Stated task: Retype only what runs from the beginning of the data through the line with "from matplotlib.lines import Line2D"; please omit the pictures and keep every line exact.
## Start
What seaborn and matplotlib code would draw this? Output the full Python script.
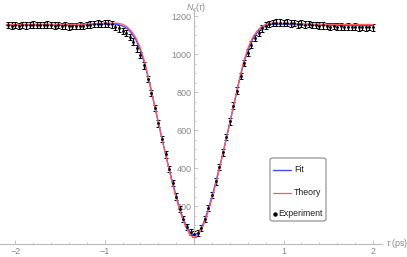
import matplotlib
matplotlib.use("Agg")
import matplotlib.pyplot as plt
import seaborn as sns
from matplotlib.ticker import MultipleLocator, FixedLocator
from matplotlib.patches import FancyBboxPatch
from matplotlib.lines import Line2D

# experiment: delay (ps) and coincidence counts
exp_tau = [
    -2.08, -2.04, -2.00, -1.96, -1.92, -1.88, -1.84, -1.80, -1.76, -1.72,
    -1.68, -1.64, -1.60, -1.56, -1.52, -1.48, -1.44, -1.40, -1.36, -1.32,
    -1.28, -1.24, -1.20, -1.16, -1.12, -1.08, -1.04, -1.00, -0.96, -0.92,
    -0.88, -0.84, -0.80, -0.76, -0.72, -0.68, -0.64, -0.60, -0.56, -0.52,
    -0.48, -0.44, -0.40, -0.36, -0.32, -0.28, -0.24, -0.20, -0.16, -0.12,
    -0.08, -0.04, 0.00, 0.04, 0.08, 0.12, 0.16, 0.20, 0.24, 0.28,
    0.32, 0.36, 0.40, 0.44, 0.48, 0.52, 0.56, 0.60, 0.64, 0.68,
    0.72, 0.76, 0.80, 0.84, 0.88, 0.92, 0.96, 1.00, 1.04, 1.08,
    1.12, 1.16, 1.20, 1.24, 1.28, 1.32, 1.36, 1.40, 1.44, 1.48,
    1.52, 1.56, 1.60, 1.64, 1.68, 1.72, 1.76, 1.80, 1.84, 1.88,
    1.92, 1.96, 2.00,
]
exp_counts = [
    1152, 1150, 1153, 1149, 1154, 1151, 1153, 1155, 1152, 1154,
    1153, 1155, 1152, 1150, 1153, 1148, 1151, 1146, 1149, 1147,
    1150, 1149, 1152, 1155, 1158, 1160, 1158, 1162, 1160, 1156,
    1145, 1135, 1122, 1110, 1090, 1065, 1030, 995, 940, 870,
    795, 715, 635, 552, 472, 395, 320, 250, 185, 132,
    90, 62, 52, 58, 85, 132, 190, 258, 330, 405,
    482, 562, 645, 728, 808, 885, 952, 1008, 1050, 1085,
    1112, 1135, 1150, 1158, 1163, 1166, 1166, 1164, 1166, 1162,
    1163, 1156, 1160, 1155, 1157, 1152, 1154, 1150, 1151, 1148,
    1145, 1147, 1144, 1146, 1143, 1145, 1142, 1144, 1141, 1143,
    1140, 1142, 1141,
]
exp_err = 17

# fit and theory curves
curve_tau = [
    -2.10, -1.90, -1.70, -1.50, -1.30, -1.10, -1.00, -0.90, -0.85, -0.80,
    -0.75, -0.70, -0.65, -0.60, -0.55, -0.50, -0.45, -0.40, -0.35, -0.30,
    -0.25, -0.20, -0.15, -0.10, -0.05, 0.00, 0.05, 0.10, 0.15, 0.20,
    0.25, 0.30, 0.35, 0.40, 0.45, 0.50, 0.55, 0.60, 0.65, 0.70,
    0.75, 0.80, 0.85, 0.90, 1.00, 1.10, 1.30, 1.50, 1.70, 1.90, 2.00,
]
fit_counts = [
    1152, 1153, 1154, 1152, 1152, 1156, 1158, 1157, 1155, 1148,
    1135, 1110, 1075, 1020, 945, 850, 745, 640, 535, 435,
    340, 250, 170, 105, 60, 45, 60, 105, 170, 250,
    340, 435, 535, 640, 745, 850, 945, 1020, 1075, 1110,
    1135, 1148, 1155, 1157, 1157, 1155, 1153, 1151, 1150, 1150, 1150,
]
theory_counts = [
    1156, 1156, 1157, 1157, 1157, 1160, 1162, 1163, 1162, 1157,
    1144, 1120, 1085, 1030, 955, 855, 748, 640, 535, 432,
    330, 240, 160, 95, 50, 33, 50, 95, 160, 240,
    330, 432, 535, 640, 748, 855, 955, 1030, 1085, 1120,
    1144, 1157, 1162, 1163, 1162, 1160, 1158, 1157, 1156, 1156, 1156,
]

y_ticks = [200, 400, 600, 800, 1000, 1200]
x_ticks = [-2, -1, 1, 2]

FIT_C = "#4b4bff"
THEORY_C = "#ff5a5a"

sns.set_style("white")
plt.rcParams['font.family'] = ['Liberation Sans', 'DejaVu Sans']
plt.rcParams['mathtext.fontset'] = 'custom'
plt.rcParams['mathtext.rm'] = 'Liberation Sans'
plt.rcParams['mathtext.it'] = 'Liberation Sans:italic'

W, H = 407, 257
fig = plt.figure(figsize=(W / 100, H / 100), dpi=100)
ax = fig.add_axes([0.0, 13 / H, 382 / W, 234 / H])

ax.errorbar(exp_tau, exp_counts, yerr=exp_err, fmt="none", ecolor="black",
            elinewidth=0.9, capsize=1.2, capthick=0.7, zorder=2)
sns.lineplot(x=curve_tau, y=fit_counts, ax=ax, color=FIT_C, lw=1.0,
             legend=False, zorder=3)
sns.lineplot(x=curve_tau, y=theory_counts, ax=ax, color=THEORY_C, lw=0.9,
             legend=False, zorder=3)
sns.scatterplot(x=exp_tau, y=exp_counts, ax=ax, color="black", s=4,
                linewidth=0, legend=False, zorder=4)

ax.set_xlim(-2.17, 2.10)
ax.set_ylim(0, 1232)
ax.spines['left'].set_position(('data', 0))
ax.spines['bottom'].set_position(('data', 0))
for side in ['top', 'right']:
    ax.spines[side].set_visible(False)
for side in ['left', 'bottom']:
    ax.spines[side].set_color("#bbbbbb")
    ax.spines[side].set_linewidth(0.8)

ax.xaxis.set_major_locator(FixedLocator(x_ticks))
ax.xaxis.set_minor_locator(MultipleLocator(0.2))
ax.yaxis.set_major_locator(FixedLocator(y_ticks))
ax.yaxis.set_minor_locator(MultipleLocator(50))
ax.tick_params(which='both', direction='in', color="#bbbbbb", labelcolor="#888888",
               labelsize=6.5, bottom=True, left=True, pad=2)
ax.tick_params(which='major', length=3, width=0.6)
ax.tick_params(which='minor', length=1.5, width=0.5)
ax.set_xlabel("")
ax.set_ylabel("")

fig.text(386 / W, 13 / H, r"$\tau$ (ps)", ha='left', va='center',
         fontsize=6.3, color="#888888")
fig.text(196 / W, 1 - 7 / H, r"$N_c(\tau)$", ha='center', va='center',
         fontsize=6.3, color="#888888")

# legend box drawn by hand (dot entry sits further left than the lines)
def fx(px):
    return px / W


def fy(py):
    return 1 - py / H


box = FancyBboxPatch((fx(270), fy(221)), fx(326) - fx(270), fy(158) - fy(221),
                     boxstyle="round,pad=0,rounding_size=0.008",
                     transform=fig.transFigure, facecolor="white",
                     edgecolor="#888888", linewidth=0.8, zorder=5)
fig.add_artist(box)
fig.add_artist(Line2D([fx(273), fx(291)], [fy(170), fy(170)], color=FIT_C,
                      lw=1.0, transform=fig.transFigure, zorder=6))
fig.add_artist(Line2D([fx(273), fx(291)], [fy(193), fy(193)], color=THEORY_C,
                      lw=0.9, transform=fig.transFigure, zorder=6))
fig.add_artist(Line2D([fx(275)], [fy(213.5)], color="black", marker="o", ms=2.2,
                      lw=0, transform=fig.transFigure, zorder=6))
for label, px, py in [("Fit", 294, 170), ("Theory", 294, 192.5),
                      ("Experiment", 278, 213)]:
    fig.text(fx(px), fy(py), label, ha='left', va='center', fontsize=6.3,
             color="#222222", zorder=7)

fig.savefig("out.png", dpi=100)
## End
Output for this task:
What seaborn and matplotlib code would draw this? Output the full Python script.
import matplotlib
matplotlib.use("Agg")
import matplotlib.pyplot as plt
import seaborn as sns
from matplotlib.ticker import MultipleLocator, FixedLocator
from matplotlib.patches import FancyBboxPatch
from matplotlib.lines import Line2D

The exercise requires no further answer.